Data excerpt →
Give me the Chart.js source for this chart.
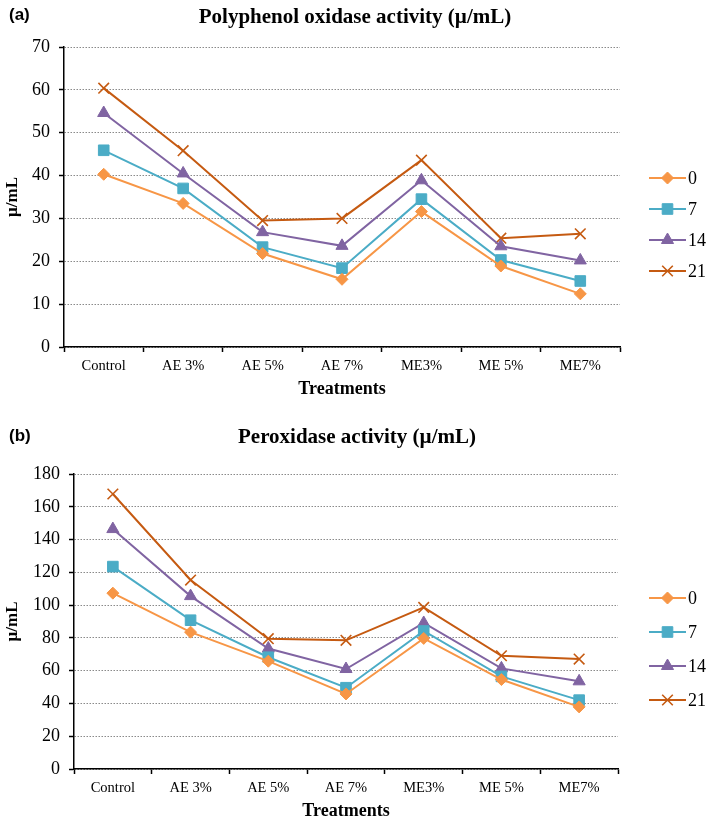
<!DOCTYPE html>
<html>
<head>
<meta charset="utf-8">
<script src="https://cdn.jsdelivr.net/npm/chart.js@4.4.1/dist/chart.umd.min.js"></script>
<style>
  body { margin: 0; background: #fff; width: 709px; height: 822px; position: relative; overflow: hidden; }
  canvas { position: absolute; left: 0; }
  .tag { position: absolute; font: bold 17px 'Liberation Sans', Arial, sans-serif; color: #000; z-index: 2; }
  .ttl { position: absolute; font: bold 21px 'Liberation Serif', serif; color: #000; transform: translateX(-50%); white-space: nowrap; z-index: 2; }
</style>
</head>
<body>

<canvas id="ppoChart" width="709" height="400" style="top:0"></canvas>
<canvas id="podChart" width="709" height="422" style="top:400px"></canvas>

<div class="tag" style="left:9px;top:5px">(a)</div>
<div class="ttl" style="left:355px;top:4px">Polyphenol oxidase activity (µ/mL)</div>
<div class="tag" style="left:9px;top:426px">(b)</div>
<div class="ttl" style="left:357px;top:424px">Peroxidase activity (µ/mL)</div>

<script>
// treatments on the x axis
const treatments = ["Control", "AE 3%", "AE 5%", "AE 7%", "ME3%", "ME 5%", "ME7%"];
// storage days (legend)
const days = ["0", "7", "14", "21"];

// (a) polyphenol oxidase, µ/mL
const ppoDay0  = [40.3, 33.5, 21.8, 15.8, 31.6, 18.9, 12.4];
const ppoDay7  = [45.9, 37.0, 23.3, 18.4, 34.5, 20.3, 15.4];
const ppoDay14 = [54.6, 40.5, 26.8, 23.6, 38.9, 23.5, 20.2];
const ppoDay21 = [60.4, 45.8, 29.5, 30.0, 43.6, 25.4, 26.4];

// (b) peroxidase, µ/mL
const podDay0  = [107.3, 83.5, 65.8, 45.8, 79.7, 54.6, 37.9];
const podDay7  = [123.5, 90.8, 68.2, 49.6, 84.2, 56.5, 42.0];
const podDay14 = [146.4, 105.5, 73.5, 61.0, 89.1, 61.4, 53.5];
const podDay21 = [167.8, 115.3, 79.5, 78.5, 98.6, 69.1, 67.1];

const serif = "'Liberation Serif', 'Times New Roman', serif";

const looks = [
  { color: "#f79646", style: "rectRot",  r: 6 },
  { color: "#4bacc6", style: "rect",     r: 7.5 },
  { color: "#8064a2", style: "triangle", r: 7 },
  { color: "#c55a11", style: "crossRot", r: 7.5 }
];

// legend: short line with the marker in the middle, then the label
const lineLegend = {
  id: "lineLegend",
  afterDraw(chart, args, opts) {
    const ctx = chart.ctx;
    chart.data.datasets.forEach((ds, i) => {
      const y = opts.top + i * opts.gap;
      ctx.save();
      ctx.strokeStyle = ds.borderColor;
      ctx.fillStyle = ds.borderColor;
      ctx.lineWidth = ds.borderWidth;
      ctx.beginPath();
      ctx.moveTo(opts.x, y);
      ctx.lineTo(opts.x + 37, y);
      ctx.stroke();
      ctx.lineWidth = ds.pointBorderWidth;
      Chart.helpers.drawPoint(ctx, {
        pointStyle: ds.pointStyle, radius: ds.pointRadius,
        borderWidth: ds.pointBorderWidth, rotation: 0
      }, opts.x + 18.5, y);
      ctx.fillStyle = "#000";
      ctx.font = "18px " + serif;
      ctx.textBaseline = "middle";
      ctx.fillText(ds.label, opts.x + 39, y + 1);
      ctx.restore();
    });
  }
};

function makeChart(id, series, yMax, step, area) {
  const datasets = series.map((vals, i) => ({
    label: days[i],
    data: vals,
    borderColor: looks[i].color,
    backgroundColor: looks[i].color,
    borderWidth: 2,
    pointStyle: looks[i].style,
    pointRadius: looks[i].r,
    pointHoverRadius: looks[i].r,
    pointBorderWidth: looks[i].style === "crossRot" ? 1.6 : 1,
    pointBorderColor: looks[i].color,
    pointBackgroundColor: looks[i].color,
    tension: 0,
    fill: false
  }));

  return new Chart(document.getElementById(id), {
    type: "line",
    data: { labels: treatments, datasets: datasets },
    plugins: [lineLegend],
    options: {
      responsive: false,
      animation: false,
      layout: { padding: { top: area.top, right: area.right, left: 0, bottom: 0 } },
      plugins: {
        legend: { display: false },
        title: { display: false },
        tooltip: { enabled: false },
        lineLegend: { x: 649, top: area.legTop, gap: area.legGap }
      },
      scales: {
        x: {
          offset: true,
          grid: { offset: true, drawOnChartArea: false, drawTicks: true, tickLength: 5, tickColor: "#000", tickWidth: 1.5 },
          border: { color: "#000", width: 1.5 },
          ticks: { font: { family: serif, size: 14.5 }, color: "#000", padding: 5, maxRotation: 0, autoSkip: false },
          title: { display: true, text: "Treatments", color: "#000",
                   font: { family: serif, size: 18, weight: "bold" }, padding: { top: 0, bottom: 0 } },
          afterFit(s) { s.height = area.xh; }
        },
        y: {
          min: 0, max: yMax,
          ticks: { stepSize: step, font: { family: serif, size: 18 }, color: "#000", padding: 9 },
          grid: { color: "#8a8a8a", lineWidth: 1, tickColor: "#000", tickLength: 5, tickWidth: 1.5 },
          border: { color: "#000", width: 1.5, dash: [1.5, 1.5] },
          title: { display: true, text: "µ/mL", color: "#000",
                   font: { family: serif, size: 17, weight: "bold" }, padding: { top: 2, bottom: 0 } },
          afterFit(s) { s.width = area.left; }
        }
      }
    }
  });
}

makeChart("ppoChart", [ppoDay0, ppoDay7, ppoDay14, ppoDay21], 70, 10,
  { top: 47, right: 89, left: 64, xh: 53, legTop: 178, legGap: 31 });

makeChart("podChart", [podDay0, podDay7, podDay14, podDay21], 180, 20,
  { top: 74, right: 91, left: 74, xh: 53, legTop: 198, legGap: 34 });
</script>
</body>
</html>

Task statement → Quote the data above in full, leaving out the pictures it holds.

Complete response →
Give me the Chart.js source for this chart.
<!DOCTYPE html>
<html>
<head>
<meta charset="utf-8">
<script src="https://cdn.jsdelivr.net/npm/chart.js@4.4.1/dist/chart.umd.min.js"></script>
<style>
  body { margin: 0; background: #fff; width: 709px; height: 822px; position: relative; overflow: hidden; }
  canvas { position: absolute; left: 0; }
  .tag { position: absolute; font: bold 17px 'Liberation Sans', Arial, sans-serif; color: #000; z-index: 2; }
  .ttl { position: absolute; font: bold 21px 'Liberation Serif', serif; color: #000; transform: translateX(-50%); white-space: nowrap; z-index: 2; }
</style>
</head>
<body>

<canvas id="ppoChart" width="709" height="400" style="top:0"></canvas>
<canvas id="podChart" width="709" height="422" style="top:400px"></canvas>

<div class="tag" style="left:9px;top:5px">(a)</div>
<div class="ttl" style="left:355px;top:4px">Polyphenol oxidase activity (µ/mL)</div>
<div class="tag" style="left:9px;top:426px">(b)</div>
<div class="ttl" style="left:357px;top:424px">Peroxidase activity (µ/mL)</div>

<script>
// treatments on the x axis
const treatments = ["Control", "AE 3%", "AE 5%", "AE 7%", "ME3%", "ME 5%", "ME7%"];
// storage days (legend)
const days = ["0", "7", "14", "21"];

// (a) polyphenol oxidase, µ/mL
const ppoDay0  = [40.3, 33.5, 21.8, 15.8, 31.6, 18.9, 12.4];
const ppoDay7  = [45.9, 37.0, 23.3, 18.4, 34.5, 20.3, 15.4];
const ppoDay14 = [54.6, 40.5, 26.8, 23.6, 38.9, 23.5, 20.2];
const ppoDay21 = [60.4, 45.8, 29.5, 30.0, 43.6, 25.4, 26.4];

// (b) peroxidase, µ/mL
const podDay0  = [107.3, 83.5, 65.8, 45.8, 79.7, 54.6, 37.9];
const podDay7  = [123.5, 90.8, 68.2, 49.6, 84.2, 56.5, 42.0];
const podDay14 = [146.4, 105.5, 73.5, 61.0, 89.1, 61.4, 53.5];
const podDay21 = [167.8, 115.3, 79.5, 78.5, 98.6, 69.1, 67.1];

const serif = "'Liberation Serif', 'Times New Roman', serif";

const looks = [
  { color: "#f79646", style: "rectRot",  r: 6 },
  { color: "#4bacc6", style: "rect",     r: 7.5 },
  { color: "#8064a2", style: "triangle", r: 7 },
  { color: "#c55a11", style: "crossRot", r: 7.5 }
];

// legend: short line with the marker in the middle, then the label
const lineLegend = {
  id: "lineLegend",
  afterDraw(chart, args, opts) {
    const ctx = chart.ctx;
    chart.data.datasets.forEach((ds, i) => {
      const y = opts.top + i * opts.gap;
      ctx.save();
      ctx.strokeStyle = ds.borderColor;
      ctx.fillStyle = ds.borderColor;
      ctx.lineWidth = ds.borderWidth;
      ctx.beginPath();
      ctx.moveTo(opts.x, y);
      ctx.lineTo(opts.x + 37, y);
      ctx.stroke();
      ctx.lineWidth = ds.pointBorderWidth;
      Chart.helpers.drawPoint(ctx, {
        pointStyle: ds.pointStyle, radius: ds.pointRadius,
        borderWidth: ds.pointBorderWidth, rotation: 0
      }, opts.x + 18.5, y);
      ctx.fillStyle = "#000";
      ctx.font = "18px " + serif;
      ctx.textBaseline = "middle";
      ctx.fillText(ds.label, opts.x + 39, y + 1);
      ctx.restore();
    });
  }
};

function makeChart(id, series, yMax, step, area) {
  const datasets = series.map((vals, i) => ({
    label: days[i],
    data: vals,
    borderColor: looks[i].color,
    backgroundColor: looks[i].color,
    borderWidth: 2,
    pointStyle: looks[i].style,
    pointRadius: looks[i].r,
    pointHoverRadius: looks[i].r,
    pointBorderWidth: looks[i].style === "crossRot" ? 1.6 : 1,
    pointBorderColor: looks[i].color,
    pointBackgroundColor: looks[i].color,
    tension: 0,
    fill: false
  }));

  return new Chart(document.getElementById(id), {
    type: "line",
    data: { labels: treatments, datasets: datasets },
    plugins: [lineLegend],
    options: {
      responsive: false,
      animation: false,
      layout: { padding: { top: area.top, right: area.right, left: 0, bottom: 0 } },
      plugins: {
        legend: { display: false },
        title: { display: false },
        tooltip: { enabled: false },
        lineLegend: { x: 649, top: area.legTop, gap: area.legGap }
      },
      scales: {
        x: {
          offset: true,
          grid: { offset: true, drawOnChartArea: false, drawTicks: true, tickLength: 5, tickColor: "#000", tickWidth: 1.5 },
          border: { color: "#000", width: 1.5 },
          ticks: { font: { family: serif, size: 14.5 }, color: "#000", padding: 5, maxRotation: 0, autoSkip: false },
          title: { display: true, text: "Treatments", color: "#000",
                   font: { family: serif, size: 18, weight: "bold" }, padding: { top: 0, bottom: 0 } },
          afterFit(s) { s.height = area.xh; }
        },
        y: {
          min: 0, max: yMax,
          ticks: { stepSize: step, font: { family: serif, size: 18 }, color: "#000", padding: 9 },
          grid: { color: "#8a8a8a", lineWidth: 1, tickColor: "#000", tickLength: 5, tickWidth: 1.5 },
          border: { color: "#000", width: 1.5, dash: [1.5, 1.5] },
          title: { display: true, text: "µ/mL", color: "#000",
                   font: { family: serif, size: 17, weight: "bold" }, padding: { top: 2, bottom: 0 } },
          afterFit(s) { s.width = area.left; }
        }
      }
    }
  });
}

makeChart("ppoChart", [ppoDay0, ppoDay7, ppoDay14, ppoDay21], 70, 10,
  { top: 47, right: 89, left: 64, xh: 53, legTop: 178, legGap: 31 });

makeChart("podChart", [podDay0, podDay7, podDay14, podDay21], 180, 20,
  { top: 74, right: 91, left: 74, xh: 53, legTop: 198, legGap: 34 });
</script>
</body>
</html>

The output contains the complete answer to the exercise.